What MEP-40 already gives us (per the handle layout doc): spatial safety inside a slab is automatic because the slab index times a fixed slot size cannot escape the slab; provenance/integrity is the generation check. We are stronger than CHERI on monotonicity (we cannot widen) and weaker on permissions (arena tag has 16 possible values, CHERI has ~18 bits).

The **smallest gap-closer** for MEP-41 is a **permissions field carved out of the 32-bit slab index** (e.g. take 4-6 bits of the high end of the slab index for `perm` once we cap slabs at 16-26 bits of slots; we lose some range but gain read-only / no-cap-store / no-execute distinctions). This is the software analogue of CHERI's permission word, and it composes with MEP-15 effects (an effect-typed handle can be downgraded to no-write at runtime).
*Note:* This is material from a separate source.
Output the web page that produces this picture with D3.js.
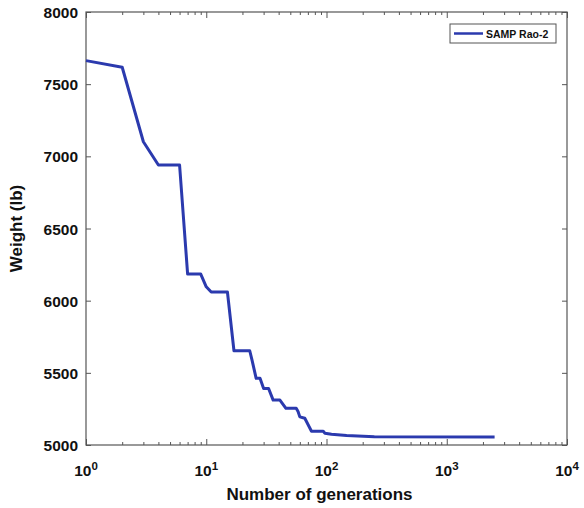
<!DOCTYPE html>
<html><head><meta charset="utf-8">
<script src="https://cdn.jsdelivr.net/npm/d3@7"></script>
<style>body{margin:0;background:#fff}svg{display:block}text{font-family:"Liberation Sans",Arial,sans-serif;font-weight:bold}</style>
</head><body>
<svg id="c" width="584" height="508"></svg>
<script>
const generations = [1,2,3,4,6,7,9,10,11,15,17,23,24,26,28,30,33,36,41,46,56,58,60,66,75,94,97,110,147,250,2500];
const weights = [7663,7617,7101,6940,6940,6184,6184,6096,6060,6060,5653,5653,5590,5462,5462,5392,5392,5311,5311,5254,5254,5232,5195,5185,5095,5095,5082,5074,5065,5058,5055];
const yTicks = [5000,5500,6000,6500,7000,7500,8000];
const xMajor = [1,10,100,1000,10000];
const seriesName = "SAMP Rao-2";

const W=584,H=508,m={l:86,r:17,t:12,b:63};
const svg=d3.select("#c");
const x=d3.scaleLog().domain([1,10000]).range([m.l,W-m.r]);
const y=d3.scaleLinear().domain([5000,8000]).range([H-m.b,m.t]);
const axisCol="#555";
const blue="#2b3aae";

const xMinor=x.ticks().filter(v=>!xMajor.includes(v));
function styleAxis(g){g.select(".domain").remove();g.selectAll("line").attr("stroke",axisCol);}
// bottom
svg.append("g").attr("transform",`translate(0,${H-m.b})`).call(d3.axisBottom(x).tickValues(xMajor).tickSize(-6).tickFormat("")).call(styleAxis);
svg.append("g").attr("transform",`translate(0,${H-m.b})`).call(d3.axisBottom(x).tickValues(xMinor).tickSize(-3).tickFormat("")).call(styleAxis);
// top
svg.append("g").attr("transform",`translate(0,${m.t})`).call(d3.axisTop(x).tickValues(xMajor).tickSize(-6).tickFormat("")).call(styleAxis);
svg.append("g").attr("transform",`translate(0,${m.t})`).call(d3.axisTop(x).tickValues(xMinor).tickSize(-3).tickFormat("")).call(styleAxis);
// left / right
const gl=svg.append("g").attr("transform",`translate(${m.l},0)`).call(d3.axisLeft(y).tickValues(yTicks).tickSize(-5).tickPadding(8).tickFormat(d3.format("d")));
gl.select(".domain").remove();gl.selectAll("line").attr("stroke",axisCol);
gl.selectAll("text").attr("font-size",15.5).attr("fill","#111").attr("font-family","Liberation Sans, Arial, sans-serif").attr("font-weight","bold").attr("dy","0.36em");
svg.append("g").attr("transform",`translate(${W-m.r},0)`).call(d3.axisRight(y).tickValues(yTicks).tickSize(-5).tickFormat("")).call(styleAxis);

// box
svg.append("rect").attr("x",m.l).attr("y",m.t).attr("width",W-m.l-m.r).attr("height",H-m.t-m.b).attr("fill","none").attr("stroke",axisCol).attr("stroke-width",1.2);

// x tick labels
const xl=svg.append("g");
xMajor.forEach(v=>{
  const t=xl.append("text").attr("x",x(v)).attr("y",476).attr("text-anchor","middle").attr("font-size",15.5).attr("fill","#111");
  t.append("tspan").text("10");
  t.append("tspan").attr("dy",-6).attr("font-size",11.5).text(String(Math.round(Math.log10(v))));
});

// line
const line=d3.line().x((d,i)=>x(generations[i])).y((d,i)=>y(weights[i]));
svg.append("path").datum(weights).attr("d",line).attr("fill","none").attr("stroke",blue).attr("stroke-width",3).attr("stroke-linejoin","round");

// labels
svg.append("text").attr("x",(m.l+W-m.r)/2-7).attr("y",500).attr("text-anchor","middle").attr("font-size",17).attr("fill","#111").text("Number of generations");
svg.append("text").attr("transform",`translate(22,${(m.t+H-m.b)/2}) rotate(-90)`).attr("text-anchor","middle").attr("font-size",17).attr("fill","#111").text("Weight (lb)");

// legend
const lg=svg.append("g");
lg.append("rect").attr("x",450).attr("y",24).attr("width",106).attr("height",19).attr("fill","#fff").attr("stroke",axisCol);
lg.append("line").attr("x1",454).attr("x2",483).attr("y1",33.5).attr("y2",33.5).attr("stroke",blue).attr("stroke-width",2.5);
lg.append("text").attr("x",486).attr("y",37.5).attr("font-size",10.5).attr("fill","#111").text(seriesName);
</script>
</body></html>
No sealing analogue today. Compartments (MEP-15 effect domains) currently rely on the type system, not on handle metadata. If we wanted in-process least-privilege compartments without language-level cooperation, a 1-bit "sealed" flag + a 4-bit "otype" inside the arena-tag byte would suffice for a small number of compartments.

## §7 Open questions for MEP-41 design

1. Do we want a fixed-shape Cell forever, or a "wide handle" variant (16 B) for compartmentalised code, similar to how CHERI runs both 64- and 128-bit modes on Morello?
2. If we add a permissions field, do we let the compiler narrow it at known-safe call sites (like CHERI's `CAndPerm`), and how do we keep the generation-check fast?
3. Should the arena tag also carry a *colour* for revocation sweeps (à la CHERIoT's load-barrier), or do we rely entirely on bump-generation for temporal safety?
4. Sealing: do MEP-15 effect handles need ISA-level sealing, or is per-effect arena assignment sufficient?
5. How do we expose CHERI hardware when present (Morello / X730 / ICENI)? Can the vm3 backend lower a Cell directly to a 128-bit capability and inherit hardware spatial safety for free?